[TUHS] LSX issues and musing

Noel Chiappa jnc at mercury.lcs.mit.edu
Tue Jul 12 07:24:13 AEST 2022


    > From: Gavin Tersteeg        
       	
    > I spent a lot of time getting UNIX V6 working on my PDP-11/23 system.
    > It took a lot of tinkering with the kernel and drivers to make it work
    > in the way I wanted to

You must have made a lot of changes for it to take "a lot of tinkering".
Bringing V6 up on the /23 has been done several times, and when I did
it, it only took about 2 dozen lines of code in about 2 files. What all
did you wind up changing?


    > From my research, it seems like there were two different UNIX variants
    > that could run on a system like this. These variants were LSX and
    > MINI-UNIX. MINI-UNIX seems to require a decent mass-storage device like
    > a RK05 and some porting to work on an 11/03, while LSX is designed to
    > work on exactly the hardware specs that I have on hand.

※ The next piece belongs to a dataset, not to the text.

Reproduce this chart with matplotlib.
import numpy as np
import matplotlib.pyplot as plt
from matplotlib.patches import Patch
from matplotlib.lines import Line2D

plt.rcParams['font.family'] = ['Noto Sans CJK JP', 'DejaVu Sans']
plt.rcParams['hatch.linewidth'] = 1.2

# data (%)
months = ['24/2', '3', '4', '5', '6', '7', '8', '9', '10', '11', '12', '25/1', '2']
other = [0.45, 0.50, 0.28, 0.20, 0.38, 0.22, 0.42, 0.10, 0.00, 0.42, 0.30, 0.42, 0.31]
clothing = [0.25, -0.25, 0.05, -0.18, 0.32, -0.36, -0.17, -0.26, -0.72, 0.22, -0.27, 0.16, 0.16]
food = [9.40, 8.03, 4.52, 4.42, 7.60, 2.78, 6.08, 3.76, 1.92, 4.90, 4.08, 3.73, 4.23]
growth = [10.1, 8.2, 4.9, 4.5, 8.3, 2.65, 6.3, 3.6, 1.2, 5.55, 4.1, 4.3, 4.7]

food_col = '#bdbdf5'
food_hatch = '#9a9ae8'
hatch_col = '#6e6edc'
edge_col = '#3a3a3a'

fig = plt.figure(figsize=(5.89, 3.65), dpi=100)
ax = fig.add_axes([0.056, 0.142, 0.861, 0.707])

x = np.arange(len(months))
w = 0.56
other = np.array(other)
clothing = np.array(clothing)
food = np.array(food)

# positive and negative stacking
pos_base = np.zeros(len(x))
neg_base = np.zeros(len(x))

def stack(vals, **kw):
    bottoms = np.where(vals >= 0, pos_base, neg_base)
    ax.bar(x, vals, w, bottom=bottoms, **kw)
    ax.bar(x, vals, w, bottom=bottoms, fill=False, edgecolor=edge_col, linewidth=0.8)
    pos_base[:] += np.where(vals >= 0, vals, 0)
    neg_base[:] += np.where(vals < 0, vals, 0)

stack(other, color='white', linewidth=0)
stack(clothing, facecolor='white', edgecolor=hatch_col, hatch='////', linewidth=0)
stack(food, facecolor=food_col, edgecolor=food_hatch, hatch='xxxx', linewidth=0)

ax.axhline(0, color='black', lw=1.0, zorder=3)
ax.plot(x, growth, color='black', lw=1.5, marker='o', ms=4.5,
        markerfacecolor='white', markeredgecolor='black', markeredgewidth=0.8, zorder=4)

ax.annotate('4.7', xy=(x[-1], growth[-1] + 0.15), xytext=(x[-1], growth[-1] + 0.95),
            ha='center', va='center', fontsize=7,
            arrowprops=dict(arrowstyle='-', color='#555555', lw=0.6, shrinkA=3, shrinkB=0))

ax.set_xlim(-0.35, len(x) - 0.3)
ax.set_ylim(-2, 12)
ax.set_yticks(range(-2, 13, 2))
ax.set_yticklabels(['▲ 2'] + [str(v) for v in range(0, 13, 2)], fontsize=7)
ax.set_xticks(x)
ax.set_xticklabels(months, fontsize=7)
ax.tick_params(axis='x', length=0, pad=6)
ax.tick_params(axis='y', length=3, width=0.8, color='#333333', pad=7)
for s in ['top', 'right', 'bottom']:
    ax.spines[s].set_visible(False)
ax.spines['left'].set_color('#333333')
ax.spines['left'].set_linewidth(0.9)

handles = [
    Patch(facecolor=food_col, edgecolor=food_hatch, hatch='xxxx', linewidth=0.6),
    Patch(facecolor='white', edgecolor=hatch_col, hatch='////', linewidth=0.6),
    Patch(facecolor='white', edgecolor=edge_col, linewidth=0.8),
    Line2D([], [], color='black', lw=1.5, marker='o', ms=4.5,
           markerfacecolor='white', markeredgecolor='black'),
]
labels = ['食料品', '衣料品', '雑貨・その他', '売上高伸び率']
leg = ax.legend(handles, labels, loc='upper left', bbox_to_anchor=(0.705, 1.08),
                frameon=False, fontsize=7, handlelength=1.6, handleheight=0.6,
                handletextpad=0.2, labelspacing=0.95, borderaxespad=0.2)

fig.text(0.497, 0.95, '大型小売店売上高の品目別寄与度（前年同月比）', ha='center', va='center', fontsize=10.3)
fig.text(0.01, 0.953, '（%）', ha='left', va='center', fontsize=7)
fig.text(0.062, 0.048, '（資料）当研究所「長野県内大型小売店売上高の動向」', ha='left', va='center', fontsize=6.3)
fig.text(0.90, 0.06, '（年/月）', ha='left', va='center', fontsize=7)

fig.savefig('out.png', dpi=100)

Bringing up MINI-UNIX on the /03 has been done at least twice; once
historically (now lost, AFAIK), and again recently:

    http://ana-3.lcs.mit.edu/~jnc/tech/unix/Mini/Mini.html

I'm not sure what you're basing the "MINI-UNIX seems to require a decent
mass-storage device like a RK05" on - it should run as well on whatever
you're running LSX on as LSX does.

I haven't run LSX myself, but from what I've seen, the only significant
difference between the two is that LSX will run with less main memory than
MINI-UNIX (which really kind of needs 56KB; LSX you can probably get away
with 40KB).That was a significant issue when the LSI-11 was originally
released, but these days one has to really work to have a QBUS PDP-11 with
less than 56KB.


    > my EIS-less 11/03

EIS chips can be found on eBait for not much money (I just bought a couple
myself), and it's worth investing in one, so on can dispense with the
emulator, which takes real memory for which a better use can be found.

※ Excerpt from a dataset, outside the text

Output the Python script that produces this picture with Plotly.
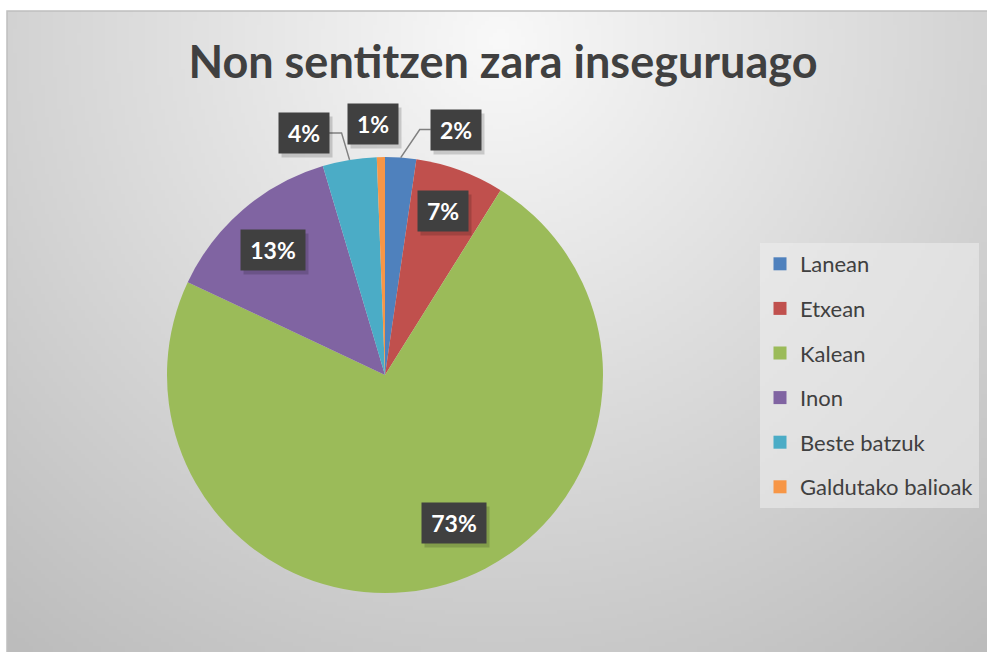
import math, zlib, struct, base64
import plotly.graph_objects as go

# ---- data ----
categories = ["Lanean", "Etxean", "Kalean", "Inon", "Beste batzuk", "Galdutako balioak"]
values = [2.3, 6.6, 73.1, 13.4, 4.0, 0.6]
colors = ["#4f81bd", "#c0504d", "#9bbb59", "#8064a2", "#4bacc6", "#f79646"]
title_text = "Non sentitzen zara inseguruago"

# ---- geometry (pixels) ----
W, H = 987, 652
ML, MT = 7, 11
PW, PH = W - ML, H - MT
CX, CY, R = 385, 375, 218

def px_to_paper(x, y):
    return (x - ML) / PW, (H - y) / PH

# ---- gradient background PNG ----
def make_png(w, h):
    rows = []
    for j in range(h):
        row = bytearray([0])
        for i in range(w):
            X = ML + (i + 0.5) * PW / w
            Y = MT + (j + 0.5) * PH / h
            d = math.hypot(X - 500, (Y - 40) * 1.0)
            v = int(max(188, min(250, 249 - 0.078 * d)))
            row.append(v)
        rows.append(bytes(row))
    raw = b"".join(rows)
    def chunk(t, data):
        c = struct.pack(">I", len(data)) + t + data
        return c + struct.pack(">I", zlib.crc32(t + data) & 0xffffffff)
    png = b"\x89PNG\r\n\x1a\n"
    png += chunk(b"IHDR", struct.pack(">IIBBBBB", w, h, 8, 0, 0, 0, 0))
    png += chunk(b"IDAT", zlib.compress(raw, 9))
    png += chunk(b"IEND", b"")
    return "data:image/png;base64," + base64.b64encode(png).decode()

bg = make_png(245, 160)

x0, y0 = px_to_paper(CX - R, CY + R)
x1, y1 = px_to_paper(CX + R, CY - R)

fig = go.Figure()
fig.add_trace(go.Pie(
    labels=categories, values=values, sort=False, direction="clockwise",
    rotation=0, marker=dict(colors=colors, line=dict(width=0)),
    textinfo="none", hoverinfo="label+percent", showlegend=False,
    domain=dict(x=[x0, x1], y=[y0, y1]),
))

# legend entries
for i, (c, col) in enumerate(zip(categories, colors)):
    fig.add_trace(go.Scatter(
        x=[None], y=[None], mode="markers", name=c, legendgroup=str(i),
        marker=dict(symbol="square", size=13, color=col), showlegend=True,
    ))

# ---- labels ----
total = sum(values)
label_texts = [f"{round(v / total * 100)}%" for v in values]
# pixel offsets of the small outside labels from the slice edge: (dx, dy, leader side)
outside_offsets = {0: (55, -28, "left"), 4: (-46, -27, "right"), 5: (-8, -33, None)}
# small pixel nudges for inside labels (placement style)
inside_nudge = {1: (0, -6), 2: (22, -13), 3: (-3, 2)}

annotations = []
shapes = []
LBL_FONT = dict(color="white", size=23, family="Lato", weight="bold")
cum = 0
for i, v in enumerate(values):
    mid = (cum + v / 2) / total * 2 * math.pi
    cum += v
    txt = label_texts[i]
    bw = 48 if len(txt) > 2 else 34
    side = None
    if i in outside_offsets:
        ox, oy, side = outside_offsets[i]
        ex = CX + R * math.sin(mid)
        ey = CY - R * math.cos(mid)
        lx, ly = ex + ox, ey + oy
    else:
        rr = 0.77 * R
        nx, ny = inside_nudge.get(i, (0, 0))
        lx = CX + rr * math.sin(mid) + nx
        ly = CY - rr * math.cos(mid) + ny
    px, py = px_to_paper(lx, ly)
    if side is not None:
        half = bw / 2 + 8
        bx = lx - half if side == "left" else lx + half
        kx = bx - 11 if side == "left" else bx + 13
        pts = [(ex, ey), (kx, ly), (bx, ly)]
        path = ""
        for k, (a, b) in enumerate(pts):
            qa, qb = px_to_paper(a, b)
            path += ("M" if k == 0 else "L") + f"{qa},{qb} "
        shapes.append(dict(type="path", xref="paper", yref="paper", path=path.strip(),
                           line=dict(color="#808080", width=1.5), layer="above"))
    common = dict(x=px, y=py, xref="paper", yref="paper", showarrow=False,
                  xanchor="center", yanchor="middle", borderpad=8, width=bw, height=24)
    # drop shadow (no text)
    annotations.append(dict(common, text="\u00a0", xshift=3, yshift=-4,
                            bgcolor="rgba(0,0,0,0.16)", font=dict(LBL_FONT)))
    annotations.append(dict(common, text=txt, bgcolor="#404040", font=LBL_FONT))

lgx, lgy = px_to_paper(760, 243)

shapes.insert(0, dict(type="rect", xref="paper", yref="paper", x0=0, y0=-0.05, x1=1.05, y1=1,
                      line=dict(color="#bfbfbf", width=1.5), fillcolor="rgba(0,0,0,0)", layer="above"))

fig.update_layout(
    width=W, height=H,
    margin=dict(l=ML, r=0, t=MT, b=0),
    paper_bgcolor="white", plot_bgcolor="rgba(0,0,0,0)",
    xaxis=dict(visible=False), yaxis=dict(visible=False),
    title=dict(text=title_text, x=(503 - ML) / PW, xref="paper",
               y=1 - 62 / H, yref="container", xanchor="center", yanchor="middle",
               font=dict(family="Lato", size=45, color="#404040", weight="bold")),
    legend=dict(x=lgx, y=lgy, xanchor="left", yanchor="top",
                bgcolor="rgba(238,238,238,0.55)", tracegroupgap=13,
                font=dict(family="Lato", size=22, color="#404040"),
                itemclick=False, itemdoubleclick=False),
    images=[dict(source=bg, xref="paper", yref="paper", x=0, y=1, sizex=1.0, sizey=1.0,
                 xanchor="left", yanchor="top", sizing="stretch", layer="below")],
    shapes=shapes,
    annotations=annotations,
    showlegend=True,
)

fig.write_html("out.html", config={"displayModeBar": False},
               post_script="document.body.style.margin='0';document.body.style.overflow='hidden';")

    > The first issue is that the C compiler will randomly spit out a "0:
    > Missing temp file" when attempting to compile something. This is
    > annoying, but circumventable by just running the same command over and
    > over until it works.

Schaeffer's Law (from Larry Niven): anything you don't understand
might be dangerous. I'd track down why this is happening.